Silent House A remake of the 2010 Uruguayan thriller, this is reportedly based on a true story. Shot as if it was filmed in a single continuous take, this claustrophobic horror film sends chills down our spines. But instead of deepening the story, the growing creepiness becomes an exercise in superficial horror: it's scary, but it's hard to care.

Sarah (Olsen) is working with her father John (Trese) and her uncle Peter (Stevens) to clean out a family-owned lake house that's been trashed by squatters. Sarah is clearly unnerved by the blacked-out windows, requiring the use of lanterns inside even during the daytime. Then she starts hearing loud noises upstairs. And when Peter is out getting supplies and her father is in the basement, she sees someone stalking her in the shadows. Soon she's running for her life. But even when she gets outside, she simply can't escape the house.

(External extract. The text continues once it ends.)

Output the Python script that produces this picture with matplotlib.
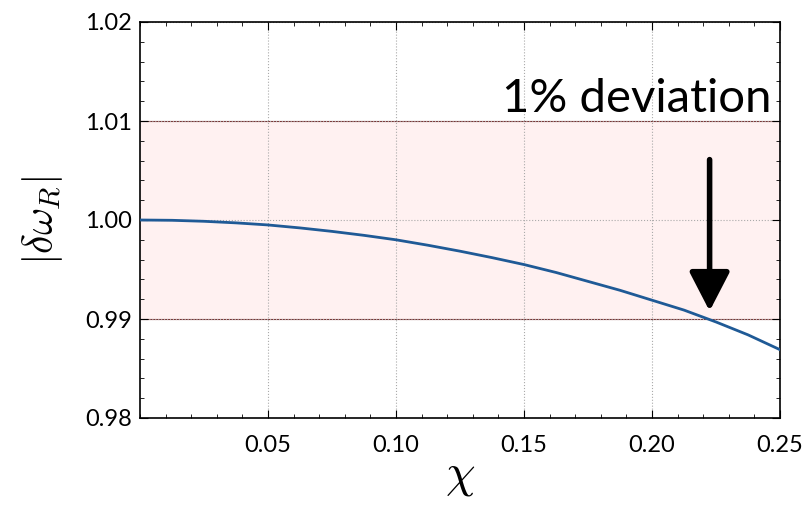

It's fairly clear early on that something metaphysical is going on here, so we begin to take what we're seeing with a grain of salt, waiting for some sort of twist or revelation. But this isn't the filmmakers' aim: they just want to freak out the audience, so they contrive scene after scene that jolts us out of our seats, mainly because of the clever close-up camerawork, which doesn't give our eyes any space to escape from Sarah's terrified face.

And indeed, Olsen creates a palpable sense of fear that's difficult to resist. Even as we begin to understand why she's so frightened, the terror in her eyes is seriously horrific. And with the camera on her for the entire real-time fright-fest, we live every moment of her ordeal. The only relief comes through the offhanded naturalism of Trese and Stevens, while Ross (as Sarah's forgotten childhood friend) gets a few moments of camp eeriness.

It's fun to be so disoriented by a horror film that you start to feel that, like the main character, there might be something wrong with your ability to perceive what's actually going on. But while this approach to the narrative is inventive, the relentless rug-pulling will frustrate most moviegoers. If the script had provided a little more insight into the characters, the final act would have been much more wrenching.